Monday, October 25, 2004

ATLANTA (AP) — The Georgia Supreme Court unanimously threw out the state’s hate-crimes law yesterday, calling it overbroad and “unconstitutionally vague.”

The court ruled 7-0 against a four-year-old law that called for stiffer penalties for crimes in which a victim is targeted because of “bias or prejudice.” But, unlike similar laws in other states, it did not specify which groups might be victims.

The decision came in the case of a white man and woman convicted of an assault on two black men in Atlanta’s Little Five Points neighborhood.

Angela Pisciotta and Christopher Botts were accused of beating two brothers, Che and Idris Golden, in 2002 while screaming racial epithets. The two later pleaded guilty to aggravated assault.
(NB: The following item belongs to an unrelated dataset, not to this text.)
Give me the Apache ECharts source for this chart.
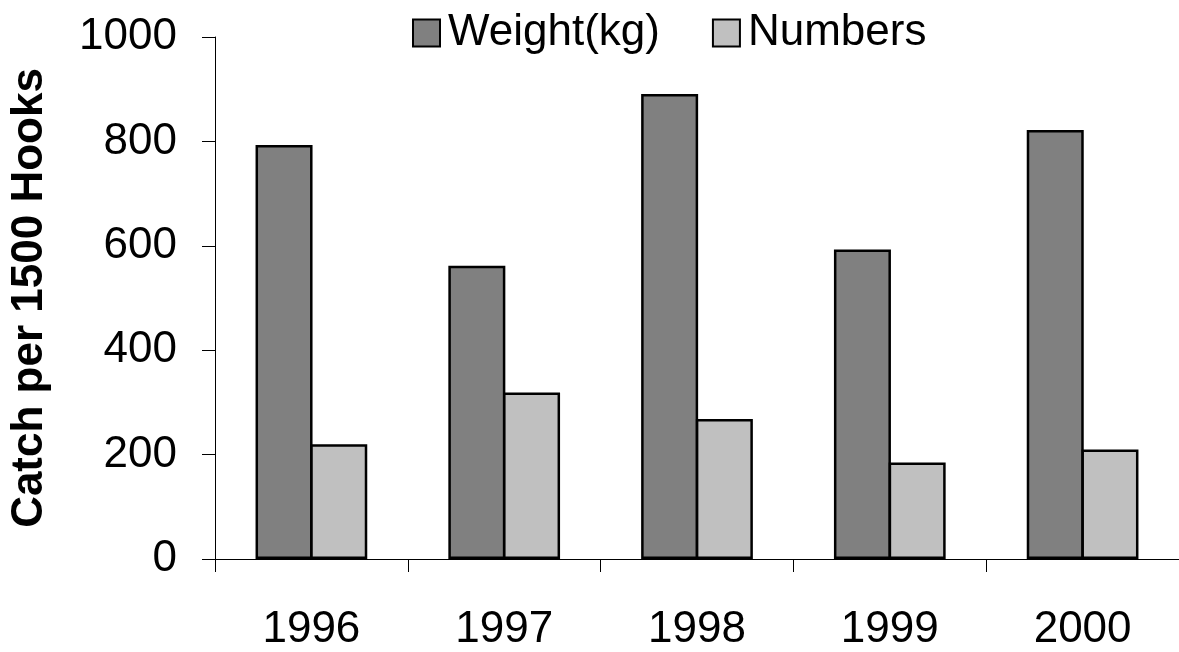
<!DOCTYPE html>
<html>
<head>
<meta charset="utf-8">
<script src="https://cdn.jsdelivr.net/npm/echarts@6/dist/echarts.min.js"></script>
<style>html,body{margin:0;padding:0;background:#fff;}#c{width:1179px;height:652px;}</style>
</head>
<body>
<div id="c"></div>
<script>
const years = ['1996', '1997', '1998', '1999', '2000'];
const weightKg = [793, 562, 891, 593, 822];
const numbers = [220, 319, 268, 185, 210];
const yTicks = { min: 0, max: 1000, interval: 200 };

const FONT = "'Liberation Sans', Arial, sans-serif";
const chart = echarts.init(document.getElementById('c'), null, { renderer: 'canvas' });
chart.setOption({
  animation: false,
  backgroundColor: '#fff',
  legend: {
    left: 407,
    top: 6,
    itemWidth: 27,
    itemHeight: 27,
    itemGap: 52,
    icon: 'rect',
    textStyle: { fontFamily: FONT, fontSize: 44, color: '#000', padding: [0, 0, 0, 3] },
    itemStyle: { borderColor: '#000', borderWidth: 2 },
    data: ['Weight(kg)', 'Numbers']
  },
  grid: { left: 215, top: 37, width: 968, height: 523, containLabel: false },
  xAxis: {
    type: 'category',
    data: years,
    boundaryGap: true,
    axisLine: { lineStyle: { color: '#000', width: 1 } },
    axisTick: { show: true, length: 13, inside: false, alignWithLabel: false, lineStyle: { color: '#000', width: 1 } },
    axisLabel: { fontFamily: FONT, fontSize: 44, color: '#000', margin: 49 },
    splitLine: { show: false }
  },
  yAxis: {
    type: 'value',
    min: yTicks.min,
    max: yTicks.max,
    interval: yTicks.interval,
    name: 'Catch per 1500 Hooks',
    nameLocation: 'middle',
    nameGap: 163,
    nameRotate: 90,
    nameTextStyle: { fontFamily: FONT, fontSize: 44, fontWeight: 'bold', color: '#000' },
    axisLine: { show: true, lineStyle: { color: '#000', width: 1 } },
    axisTick: { show: true, length: 13, inside: false, lineStyle: { color: '#000', width: 1 } },
    axisLabel: { fontFamily: FONT, fontSize: 44, color: '#000', margin: 38, formatter: v => String(v) },
    splitLine: { show: false }
  },
  series: [
    {
      name: 'Weight(kg)',
      type: 'bar',
      data: weightKg,
      barWidth: 57,
      barGap: '-4%',
      itemStyle: { color: '#808080', borderColor: '#000', borderWidth: 2.5 }
    },
    {
      name: 'Numbers',
      type: 'bar',
      data: numbers,
      barWidth: 57,
      barGap: '-4%',
      itemStyle: { color: '#c0c0c0', borderColor: '#000', borderWidth: 2.5 }
    }
  ]
});
</script>
</body>
</html>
The trial judge sentenced them to six years in prison, plus an additional two years under the hate-crimes law, which allowed up to five years to be added to a sentence because of crimes involving bias or prejudice.
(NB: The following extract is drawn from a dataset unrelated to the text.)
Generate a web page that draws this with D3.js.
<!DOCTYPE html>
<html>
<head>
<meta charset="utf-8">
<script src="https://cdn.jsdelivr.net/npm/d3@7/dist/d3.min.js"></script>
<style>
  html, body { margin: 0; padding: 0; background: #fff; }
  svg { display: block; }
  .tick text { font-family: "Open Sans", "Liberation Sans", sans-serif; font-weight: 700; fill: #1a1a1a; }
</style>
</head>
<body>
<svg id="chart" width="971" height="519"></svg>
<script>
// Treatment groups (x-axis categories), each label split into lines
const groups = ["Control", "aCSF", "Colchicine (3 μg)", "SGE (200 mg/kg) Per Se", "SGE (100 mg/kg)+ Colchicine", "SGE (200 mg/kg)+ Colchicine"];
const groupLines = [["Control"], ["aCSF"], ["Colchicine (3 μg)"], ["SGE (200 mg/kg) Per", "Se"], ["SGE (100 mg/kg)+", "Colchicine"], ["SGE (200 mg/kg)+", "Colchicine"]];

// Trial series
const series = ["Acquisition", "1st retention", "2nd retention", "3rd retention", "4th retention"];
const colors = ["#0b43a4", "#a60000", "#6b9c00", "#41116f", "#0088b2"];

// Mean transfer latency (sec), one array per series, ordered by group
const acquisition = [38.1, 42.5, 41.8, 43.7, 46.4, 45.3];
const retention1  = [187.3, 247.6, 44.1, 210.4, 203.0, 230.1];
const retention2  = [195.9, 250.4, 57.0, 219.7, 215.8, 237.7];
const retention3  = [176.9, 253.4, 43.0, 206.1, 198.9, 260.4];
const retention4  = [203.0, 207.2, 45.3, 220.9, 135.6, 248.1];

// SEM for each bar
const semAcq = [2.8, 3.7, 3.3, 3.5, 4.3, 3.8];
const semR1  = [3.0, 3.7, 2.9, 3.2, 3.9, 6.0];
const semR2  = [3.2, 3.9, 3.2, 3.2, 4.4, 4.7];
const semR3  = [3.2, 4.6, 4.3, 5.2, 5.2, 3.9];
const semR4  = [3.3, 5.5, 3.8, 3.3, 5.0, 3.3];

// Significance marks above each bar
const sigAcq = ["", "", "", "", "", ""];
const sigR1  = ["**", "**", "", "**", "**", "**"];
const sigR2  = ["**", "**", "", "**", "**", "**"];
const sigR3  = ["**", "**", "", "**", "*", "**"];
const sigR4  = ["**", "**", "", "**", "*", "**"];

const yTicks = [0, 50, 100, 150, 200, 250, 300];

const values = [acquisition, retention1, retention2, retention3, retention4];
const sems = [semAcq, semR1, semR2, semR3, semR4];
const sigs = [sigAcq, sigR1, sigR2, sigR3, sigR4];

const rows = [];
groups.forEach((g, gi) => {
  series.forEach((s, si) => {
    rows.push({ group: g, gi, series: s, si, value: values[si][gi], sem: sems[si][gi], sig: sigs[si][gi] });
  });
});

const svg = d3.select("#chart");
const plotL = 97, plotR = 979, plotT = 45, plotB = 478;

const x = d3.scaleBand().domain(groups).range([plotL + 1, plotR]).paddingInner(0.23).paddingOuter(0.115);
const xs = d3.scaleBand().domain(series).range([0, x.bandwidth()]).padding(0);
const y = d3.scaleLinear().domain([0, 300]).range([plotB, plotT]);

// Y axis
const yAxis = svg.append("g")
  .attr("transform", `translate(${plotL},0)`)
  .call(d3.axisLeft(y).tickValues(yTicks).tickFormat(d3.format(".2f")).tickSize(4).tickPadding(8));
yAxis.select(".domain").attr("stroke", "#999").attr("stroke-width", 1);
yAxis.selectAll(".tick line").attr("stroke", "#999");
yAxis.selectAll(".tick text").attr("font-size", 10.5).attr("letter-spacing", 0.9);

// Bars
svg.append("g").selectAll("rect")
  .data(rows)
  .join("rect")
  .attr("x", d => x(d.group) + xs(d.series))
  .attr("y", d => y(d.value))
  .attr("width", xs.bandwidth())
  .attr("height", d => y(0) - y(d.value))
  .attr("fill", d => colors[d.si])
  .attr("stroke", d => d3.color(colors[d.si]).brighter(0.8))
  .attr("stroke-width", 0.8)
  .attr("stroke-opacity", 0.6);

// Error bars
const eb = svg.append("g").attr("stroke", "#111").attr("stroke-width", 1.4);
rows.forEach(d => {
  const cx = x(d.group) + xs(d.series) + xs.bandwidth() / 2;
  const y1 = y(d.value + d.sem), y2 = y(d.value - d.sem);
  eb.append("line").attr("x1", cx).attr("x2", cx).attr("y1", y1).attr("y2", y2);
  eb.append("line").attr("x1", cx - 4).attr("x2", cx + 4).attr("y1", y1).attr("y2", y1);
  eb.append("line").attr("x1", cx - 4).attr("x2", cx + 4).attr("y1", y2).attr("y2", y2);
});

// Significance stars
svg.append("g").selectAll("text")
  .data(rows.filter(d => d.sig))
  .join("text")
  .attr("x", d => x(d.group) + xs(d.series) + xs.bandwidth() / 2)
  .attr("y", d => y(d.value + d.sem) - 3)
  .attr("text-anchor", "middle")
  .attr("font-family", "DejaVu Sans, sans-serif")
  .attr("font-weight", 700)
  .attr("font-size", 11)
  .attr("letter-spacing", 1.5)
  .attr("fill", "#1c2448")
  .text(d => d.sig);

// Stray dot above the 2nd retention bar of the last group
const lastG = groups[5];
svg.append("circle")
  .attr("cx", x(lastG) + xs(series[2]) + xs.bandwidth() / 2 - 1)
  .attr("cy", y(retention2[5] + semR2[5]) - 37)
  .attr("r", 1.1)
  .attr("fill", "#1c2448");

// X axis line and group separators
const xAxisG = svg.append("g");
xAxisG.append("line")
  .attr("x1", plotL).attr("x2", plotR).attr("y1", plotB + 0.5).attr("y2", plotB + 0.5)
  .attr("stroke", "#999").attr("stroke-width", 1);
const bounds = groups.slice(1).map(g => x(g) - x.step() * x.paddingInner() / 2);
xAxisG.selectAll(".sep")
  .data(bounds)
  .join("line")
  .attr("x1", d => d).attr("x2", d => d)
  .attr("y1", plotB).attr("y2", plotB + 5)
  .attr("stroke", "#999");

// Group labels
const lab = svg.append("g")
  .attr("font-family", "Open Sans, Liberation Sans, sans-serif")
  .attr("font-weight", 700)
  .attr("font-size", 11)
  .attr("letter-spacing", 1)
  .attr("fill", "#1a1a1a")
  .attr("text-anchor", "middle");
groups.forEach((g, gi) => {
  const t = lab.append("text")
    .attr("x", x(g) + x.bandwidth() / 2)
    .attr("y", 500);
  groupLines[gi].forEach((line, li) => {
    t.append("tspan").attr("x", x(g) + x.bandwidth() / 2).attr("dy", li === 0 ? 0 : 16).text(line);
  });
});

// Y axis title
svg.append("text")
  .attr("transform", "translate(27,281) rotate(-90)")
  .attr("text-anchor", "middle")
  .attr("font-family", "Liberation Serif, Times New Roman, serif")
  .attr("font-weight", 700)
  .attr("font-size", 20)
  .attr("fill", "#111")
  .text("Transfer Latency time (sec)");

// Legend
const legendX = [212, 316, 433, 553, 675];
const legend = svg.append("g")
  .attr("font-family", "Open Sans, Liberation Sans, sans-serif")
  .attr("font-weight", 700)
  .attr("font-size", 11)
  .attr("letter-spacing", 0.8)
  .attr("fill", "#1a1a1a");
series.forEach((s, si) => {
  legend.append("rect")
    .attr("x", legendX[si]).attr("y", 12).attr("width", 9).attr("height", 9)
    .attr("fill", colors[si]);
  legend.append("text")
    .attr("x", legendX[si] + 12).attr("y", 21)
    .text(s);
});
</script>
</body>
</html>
Pisciotta and Botts appealed to the state’s highest court in April. Their attorneys argued that the hate-crimes statute should be struck down because almost any crime involving prejudice falls under its scope.



The court wrote yesterday that it “by no means” condones the “savage attack … or any conduct motivated by a bigoted or hate-filled point of view,” but that the broad language of the law didn’t pass constitutional muster.
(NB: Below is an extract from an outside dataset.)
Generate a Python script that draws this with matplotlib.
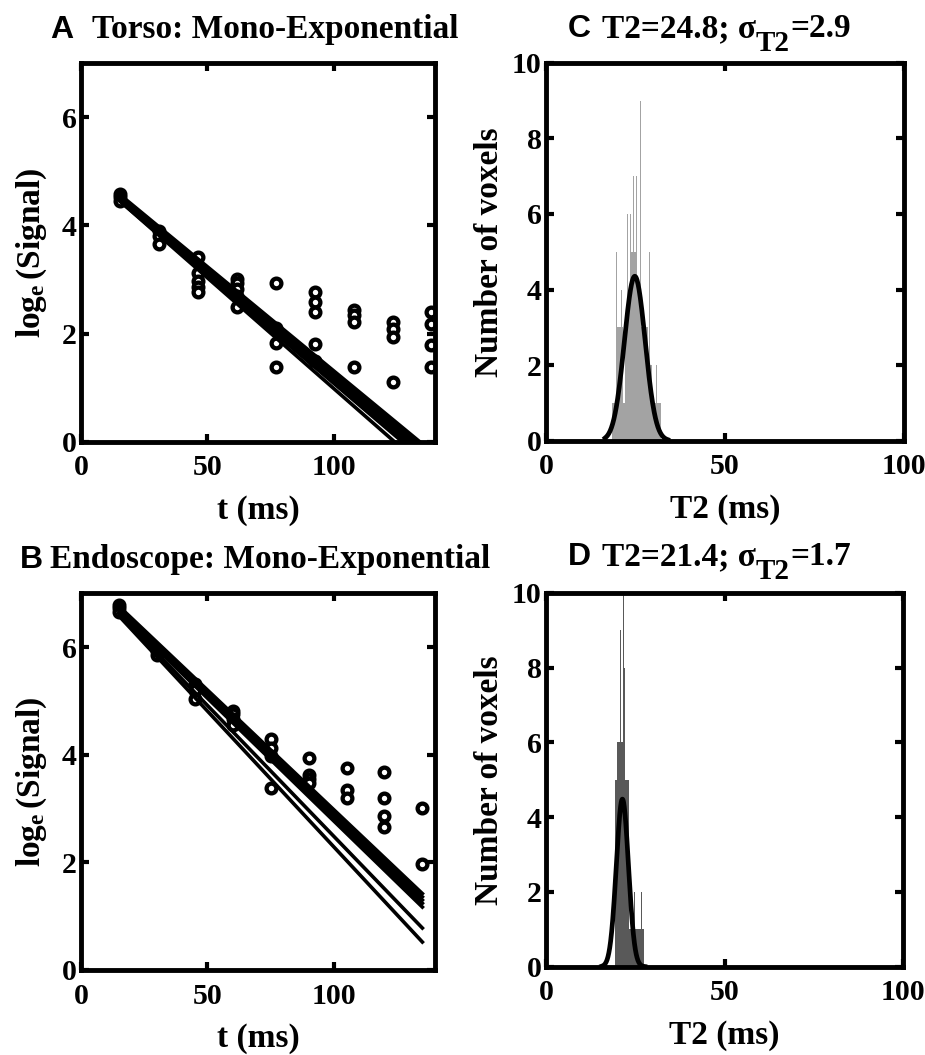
import numpy as np
import matplotlib
matplotlib.use("Agg")
import matplotlib.pyplot as plt

plt.rcParams['font.family'] = ['Liberation Serif', 'DejaVu Serif']
plt.rcParams['font.weight'] = 'bold'
plt.rcParams['axes.labelweight'] = 'bold'
plt.rcParams['mathtext.fontset'] = 'custom'
plt.rcParams['mathtext.rm'] = 'Liberation Serif:bold'
plt.rcParams['mathtext.bf'] = 'Liberation Serif:bold'
plt.rcParams['mathtext.it'] = 'Liberation Serif:bold'

# --- panel A: torso, log signal per echo time ---
torso_te = [15.4, 30.8, 46.2, 61.6, 77.0, 92.4, 107.8, 123.2, 138.6]
torso_signal = [
    [4.58, 4.52, 4.46],
    [3.90, 3.80, 3.66],
    [3.41, 3.12, 2.98, 2.86, 2.77],
    [3.01, 2.94, 2.82, 2.70, 2.49],
    [2.93, 2.10, 1.82, 1.38],
    [2.77, 2.58, 2.40, 1.80, 1.50],
    [2.43, 2.34, 2.21, 1.38],
    [2.21, 2.09, 1.94, 1.11],
    [2.40, 2.18, 1.78, 1.38],
]
# fitted lines: value at first and last echo
torso_fit_start = [4.45, 4.45, 4.48, 4.50, 4.52, 4.55, 4.57]
torso_fit_end = [-0.60, -0.46, -0.40, -0.34, -0.28, -0.22, -0.18]

# --- panel B: endoscope ---
endo_te = [15, 30, 45, 60, 75, 90, 105, 120, 135]
endo_signal = [
    [6.78, 6.72, 6.66],
    [5.92, 5.86],
    [5.32, 5.20, 5.04],
    [4.82, 4.76, 4.67, 4.55],
    [4.29, 4.12, 3.98, 3.38],
    [3.94, 3.63, 3.54, 3.48],
    [3.75, 3.35, 3.20],
    [3.68, 3.20, 2.86, 2.65],
    [3.01, 1.97],
]
endo_fit_start = [6.76, 6.73, 6.70, 6.68, 6.65, 6.62, 6.58]
endo_fit_end = [1.42, 1.36, 1.30, 1.24, 1.17, 0.78, 0.52]

# --- panel C: torso T2 histogram ---
torso_bins = [18.75, 19.25, 19.75, 20.25, 20.75, 21.25, 21.75, 22.25, 22.75,
              23.25, 23.75, 24.25, 24.75, 25.25, 25.75, 26.25, 26.75, 27.25,
              27.75, 28.25, 28.75, 29.25, 29.75, 30.25, 30.75, 31.25, 31.75]
torso_counts = [1, 1, 3, 3, 3, 3, 1, 3, 3, 4, 5, 5, 5, 4, 4, 4, 3, 3,
                3, 3, 2, 2, 1, 1, 1, 1, 1]
torso_spike_t2 = [19.8, 21.1, 22.7, 23.6, 24.4, 25.4, 26.4, 28.9, 31.0]
torso_spike_counts = [5, 4, 6, 6, 7, 7, 9, 5, 2]
torso_mean, torso_sd, torso_peak = 24.8, 2.9, 4.35
torso_fit_range = (16.5, 34.0)

# --- panel D: endoscope T2 histogram ---
endo_bins = [19.5, 20.0, 20.5, 21.0, 21.5, 22.0, 22.5, 23.0, 23.5, 24.0,
             24.5, 25.0, 25.5, 26.0, 26.5, 27.0]
endo_counts = [5, 6, 6, 6, 6, 5, 5, 5, 1, 1, 1, 1, 1, 1, 1, 1]
endo_spike_t2 = [20.9, 21.6, 22.1, 24.9, 26.7, 27.2]
endo_spike_counts = [9, 10, 8, 2, 2, 1]
endo_mean, endo_sd, endo_peak = 21.4, 1.7, 4.48
endo_fit_range = (15.6, 27.7)

W, H = 925, 1055
fig = plt.figure(figsize=(W / 100, H / 100), dpi=100)


def box(px_left, px_top, px_right, px_bottom):
    return [px_left / W, 1 - px_bottom / H,
            (px_right - px_left) / W, (px_bottom - px_top) / H]


def style(ax):
    for s in ax.spines.values():
        s.set_linewidth(3.5)
    ax.tick_params(direction='in', length=6, width=3, top=True, right=True,
                   labelsize=21.5)
    ax.tick_params(axis='x', pad=9)
    ax.tick_params(axis='y', pad=3)


def decay_panel(ax, te, signal, fit_start, fit_end):
    xs = [t for t, vals in zip(te, signal) for _ in vals]
    ys = [v for vals in signal for v in vals]
    ax.plot(xs, ys, 'o', ms=7, mfc='white', mec='black', mew=3.1, zorder=2)
    for y0, y1 in zip(fit_start, fit_end):
        ax.plot([te[0], te[-1]], [y0, y1], color='black', lw=2.6, zorder=3)
    ax.set_xlim(0, 140)
    ax.set_ylim(0, 7)
    ax.set_xticks([0, 50, 100])
    ax.set_yticks([0, 2, 4, 6])
    ax.set_xlabel('t (ms)', fontsize=24, labelpad=10)
    ax.set_ylabel('log$_{\\mathrm{e}}\\,$(Signal)', fontsize=24, labelpad=9)
    style(ax)


def hist_panel(ax, bins, counts, spikes, spike_counts, color, mean, sd, peak, rng):
    ax.bar(bins, counts, width=0.5, color=color, linewidth=0, zorder=1)
    ax.bar(spikes, spike_counts, width=0.28, color=color, linewidth=0, zorder=1)
    x = np.linspace(rng[0], rng[1], 200)
    ax.plot(x, peak * np.exp(-0.5 * ((x - mean) / sd) ** 2), color='black',
            lw=3.4, zorder=3)
    ax.set_xlim(0, 100)
    ax.set_ylim(0, 10)
    ax.set_xticks([0, 50, 100])
    ax.set_yticks([0, 2, 4, 6, 8, 10])
    ax.set_xlabel('T2 (ms)', fontsize=24, labelpad=10)
    ax.set_ylabel('Number of voxels', fontsize=24, labelpad=5)
    style(ax)


ax_a = fig.add_axes(box(81, 63.3, 435, 441.7))
ax_c = fig.add_axes(box(546, 62.7, 904, 440.7))
ax_b = fig.add_axes(box(81, 593.3, 435, 970))
ax_d = fig.add_axes(box(546, 592.7, 903, 966.7))

decay_panel(ax_a, torso_te, torso_signal, torso_fit_start, torso_fit_end)
decay_panel(ax_b, endo_te, endo_signal, endo_fit_start, endo_fit_end)
hist_panel(ax_c, torso_bins, torso_counts, torso_spike_t2, torso_spike_counts,
           '#a3a3a3', torso_mean, torso_sd, torso_peak, torso_fit_range)
hist_panel(ax_d, endo_bins, endo_counts, endo_spike_t2, endo_spike_counts,
           '#595959', endo_mean, endo_sd, endo_peak, endo_fit_range)

# panel letters and titles
letter_font = dict(family='Liberation Sans', weight='bold', fontsize=23)
fig.text(50 / W, 1 - 38.3 / H, 'A', va='baseline', **letter_font)
fig.text(92 / W, 1 - 38.3 / H, 'Torso: Mono-Exponential', va='baseline', fontsize=24)
fig.text(20 / W, 1 - 568.3 / H, 'B', va='baseline', **letter_font)
fig.text(50 / W, 1 - 568.3 / H, 'Endoscope: Mono-Exponential', va='baseline', fontsize=24)


def sigma_title(ax, letter, x_letter, x_text, y_base, mean, sd):
    fig.text(x_letter / W, 1 - y_base / H, letter, va='baseline', **letter_font)
    t1 = fig.text(x_text / W, 1 - y_base / H, f'T2={mean}; σ', va='baseline',
                  fontsize=24)
    t2 = ax.annotate('T2', xy=(1, 0), xycoords=t1, xytext=(0, -9.5),
                     textcoords='offset points', va='bottom', fontsize=21,
                     annotation_clip=False)
    ax.annotate(f'={sd}', xy=(1, 0), xycoords=t2, xytext=(0, 9.5),
                textcoords='offset points', va='bottom', fontsize=24,
                annotation_clip=False)


sigma_title(ax_c, 'C', 568, 602, 37, torso_mean, torso_sd)
sigma_title(ax_d, 'D', 568, 602, 565, endo_mean, endo_sd)

fig.savefig('out.png', dpi=100)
Originally, the proposed legislation defined a hate crime as one motivated specifically by the victim’s race, religion, gender, national origin or sexual orientation.

But after fights over the inclusion of sexual orientation, the language was removed by the Legislature and replaced with a section defining a hate crime as one in which the victim or his property is targeted because of bias or prejudice. The bill was passed in 2000.

Forty-eight states have hate-crimes laws, but Georgia’s was the only one that did not specify which groups qualified for protection.

In yesterday’s ruling, the judges wrote that the standard could be applied to every possible prejudice, “no matter how obscure, whimsical or unrelated to the victim.” It cited a rabid sports fan picking on a person wearing a competing team’s cap or a campaign worker convicted of trespassing for defacing a political opponent’s yard signs.

An attorney for Pisciotta, Brandon Lewis, said he didn’t oppose all hate-crimes laws, just Georgia’s.

“It was just terribly overbroad,” Mr. Lewis said. “It’s an absolutely needed law, it just needs to be done in a constitutional way.”

The law’s author, Sen. Vincent Fort, an Atlanta Democrat, said he would start working on a new version of the law for the upcoming legislative session, which convenes in January.